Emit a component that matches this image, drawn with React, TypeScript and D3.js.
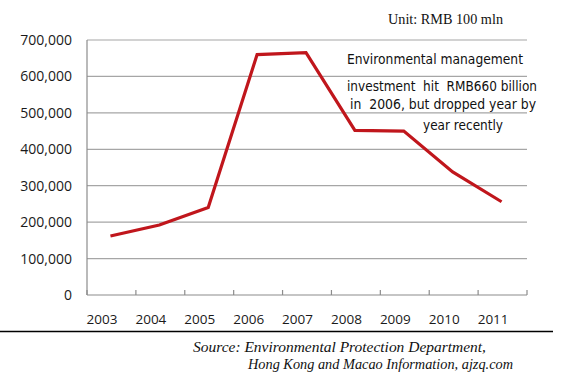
import React from "react";
import * as d3 from "d3";

const years = ["2003", "2004", "2005", "2006", "2007", "2008", "2009", "2010", "2011"];
const investment = [162000, 192000, 240000, 660000, 665000, 452000, 450000, 338000, 256000];
const yTicks = [0, 100000, 200000, 300000, 400000, 500000, 600000, 700000];
const noteLines = [
  "Environmental management",
  "investment  hit  RMB660 billion",
  "in  2006, but dropped year by",
  "year recently",
];
const unitText = "Unit: RMB 100 mln";
const sourceLines = [
  "Source: Environmental Protection Department,",
  "Hong Kong and Macao Information, ajzq.com",
];

export default function App() {
  const W = 569, H = 381;
  const left = 87, right = 527, top = 40, bottom = 295;
  const x = d3.scaleBand<string>().domain(years).range([left, right]).padding(0);
  const y = d3.scaleLinear().domain([0, 700000]).range([bottom, top]);
  const line = d3
    .line<number>()
    .x((_, i) => (x(years[i]) as number) + x.bandwidth() / 2 - 1)
    .y((d) => y(d));
  const fmt = d3.format(",");
  const sans = "'Open Sans', 'DejaVu Sans', sans-serif";
  const noteFont = "'DejaVu Sans', Verdana, sans-serif";
  const serif = "'Liberation Serif', 'Times New Roman', serif";
  const notePos = [
    { x: 347, y: 64, len: 176 },
    { x: 347, y: 91, len: 190 },
    { x: 350, y: 109, len: 186 },
    { x: 423, y: 130, len: 80 },
  ];
  const tickXs = years.map((yr) => x(yr) as number).concat([right]);
  return (
    <svg width={W} height={H} style={{ position: "absolute", left: 0, top: 0, background: "#fff" }}>
      <rect x={0} y={0} width={W} height={H} fill="#fff" />
      {yTicks.map((t) => (
        <g key={t}>
          {t > 0 && (
            <line x1={left} x2={right} y1={y(t)} y2={y(t)} stroke="#a6a6a6" strokeWidth={1.2} />
          )}
          <text
            x={72}
            y={y(t)}
            dy="0.36em"
            textAnchor="end"
            fontFamily={sans}
            fontSize={14}
            fill="#1a1a1a"
          >
            {fmt(t)}
          </text>
        </g>
      ))}
      <line x1={left} x2={left} y1={top} y2={bottom} stroke="#8c8c8c" strokeWidth={1.2} />
      <line x1={left} x2={right} y1={bottom} y2={bottom} stroke="#8c8c8c" strokeWidth={1.2} />
      {tickXs.map((tx, i) => (
        <line key={i} x1={tx} x2={tx} y1={bottom} y2={bottom - 5} stroke="#8c8c8c" strokeWidth={1.2} />
      ))}
      {years.map((yr) => (
        <text
          key={yr}
          x={(x(yr) as number) + 15}
          y={324}
          textAnchor="middle"
          fontFamily={sans}
          fontSize={13.5}
          fill="#1a1a1a"
        >
          {yr}
        </text>
      ))}
      <path d={line(investment) || ""} fill="none" stroke="#c0161c" strokeWidth={3.2} strokeLinejoin="miter" />
      {noteLines.map((s, i) => (
        <text
          key={i}
          x={notePos[i].x}
          y={notePos[i].y}
          fontFamily={noteFont}
          fontSize={14}
          fill="#111"
          textLength={notePos[i].len}
          lengthAdjust="spacingAndGlyphs"
          xmlSpace="preserve"
          style={{ whiteSpace: "pre" }}
        >
          {s}
        </text>
      ))}
      <text x={388} y={24} fontFamily={serif} fontSize={15} fill="#111" textLength={115} lengthAdjust="spacingAndGlyphs">
        {unitText}
      </text>
      <line x1={0} x2={553} y1={331.5} y2={331.5} stroke="#000" strokeWidth={1.5} />
      <text x={193} y={352} fontFamily={serif} fontStyle="italic" fontSize={15} fill="#111" textLength={293} lengthAdjust="spacingAndGlyphs">
        {sourceLines[0]}
      </text>
      <text x={248} y={369} fontFamily={serif} fontStyle="italic" fontSize={15} fill="#111" textLength={265} lengthAdjust="spacingAndGlyphs">
        {sourceLines[1]}
      </text>
    </svg>
  );
}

★ ★ ★

§ **Work required**: Omit each picture, then return all of the listing exactly as it stands.

§ **Answer to the problem**:
Emit a component that matches this image, drawn with React, TypeScript and D3.js.
import React from "react";
import * as d3 from "d3";

const years = ["2003", "2004", "2005", "2006", "2007", "2008", "2009", "2010", "2011"];
const investment = [162000, 192000, 240000, 660000, 665000, 452000, 450000, 338000, 256000];
const yTicks = [0, 100000, 200000, 300000, 400000, 500000, 600000, 700000];
const noteLines = [
  "Environmental management",
  "investment  hit  RMB660 billion",
  "in  2006, but dropped year by",
  "year recently",
];
const unitText = "Unit: RMB 100 mln";
const sourceLines = [
  "Source: Environmental Protection Department,",
  "Hong Kong and Macao Information, ajzq.com",
];

export default function App() {
  const W = 569, H = 381;
  const left = 87, right = 527, top = 40, bottom = 295;
  const x = d3.scaleBand<string>().domain(years).range([left, right]).padding(0);
  const y = d3.scaleLinear().domain([0, 700000]).range([bottom, top]);
  const line = d3
    .line<number>()
    .x((_, i) => (x(years[i]) as number) + x.bandwidth() / 2 - 1)
    .y((d) => y(d));
  const fmt = d3.format(",");
  const sans = "'Open Sans', 'DejaVu Sans', sans-serif";
  const noteFont = "'DejaVu Sans', Verdana, sans-serif";
  const serif = "'Liberation Serif', 'Times New Roman', serif";
  const notePos = [
    { x: 347, y: 64, len: 176 },
    { x: 347, y: 91, len: 190 },
    { x: 350, y: 109, len: 186 },
    { x: 423, y: 130, len: 80 },
  ];
  const tickXs = years.map((yr) => x(yr) as number).concat([right]);
  return (
    <svg width={W} height={H} style={{ position: "absolute", left: 0, top: 0, background: "#fff" }}>
      <rect x={0} y={0} width={W} height={H} fill="#fff" />
      {yTicks.map((t) => (
        <g key={t}>
          {t > 0 && (
            <line x1={left} x2={right} y1={y(t)} y2={y(t)} stroke="#a6a6a6" strokeWidth={1.2} />
          )}
          <text
            x={72}
            y={y(t)}
            dy="0.36em"
            textAnchor="end"
            fontFamily={sans}
            fontSize={14}
            fill="#1a1a1a"
          >
            {fmt(t)}
          </text>
        </g>
      ))}
      <line x1={left} x2={left} y1={top} y2={bottom} stroke="#8c8c8c" strokeWidth={1.2} />
      <line x1={left} x2={right} y1={bottom} y2={bottom} stroke="#8c8c8c" strokeWidth={1.2} />
      {tickXs.map((tx, i) => (
        <line key={i} x1={tx} x2={tx} y1={bottom} y2={bottom - 5} stroke="#8c8c8c" strokeWidth={1.2} />
      ))}
      {years.map((yr) => (
        <text
          key={yr}
          x={(x(yr) as number) + 15}
          y={324}
          textAnchor="middle"
          fontFamily={sans}
          fontSize={13.5}
          fill="#1a1a1a"
        >
          {yr}
        </text>
      ))}
      <path d={line(investment) || ""} fill="none" stroke="#c0161c" strokeWidth={3.2} strokeLinejoin="miter" />
      {noteLines.map((s, i) => (
        <text
          key={i}
          x={notePos[i].x}
          y={notePos[i].y}
          fontFamily={noteFont}
          fontSize={14}
          fill="#111"
          textLength={notePos[i].len}
          lengthAdjust="spacingAndGlyphs"
          xmlSpace="preserve"
          style={{ whiteSpace: "pre" }}
        >
          {s}
        </text>
      ))}
      <text x={388} y={24} fontFamily={serif} fontSize={15} fill="#111" textLength={115} lengthAdjust="spacingAndGlyphs">
        {unitText}
      </text>
      <line x1={0} x2={553} y1={331.5} y2={331.5} stroke="#000" strokeWidth={1.5} />
      <text x={193} y={352} fontFamily={serif} fontStyle="italic" fontSize={15} fill="#111" textLength={293} lengthAdjust="spacingAndGlyphs">
        {sourceLines[0]}
      </text>
      <text x={248} y={369} fontFamily={serif} fontStyle="italic" fontSize={15} fill="#111" textLength={265} lengthAdjust="spacingAndGlyphs">
        {sourceLines[1]}
      </text>
    </svg>
  );
}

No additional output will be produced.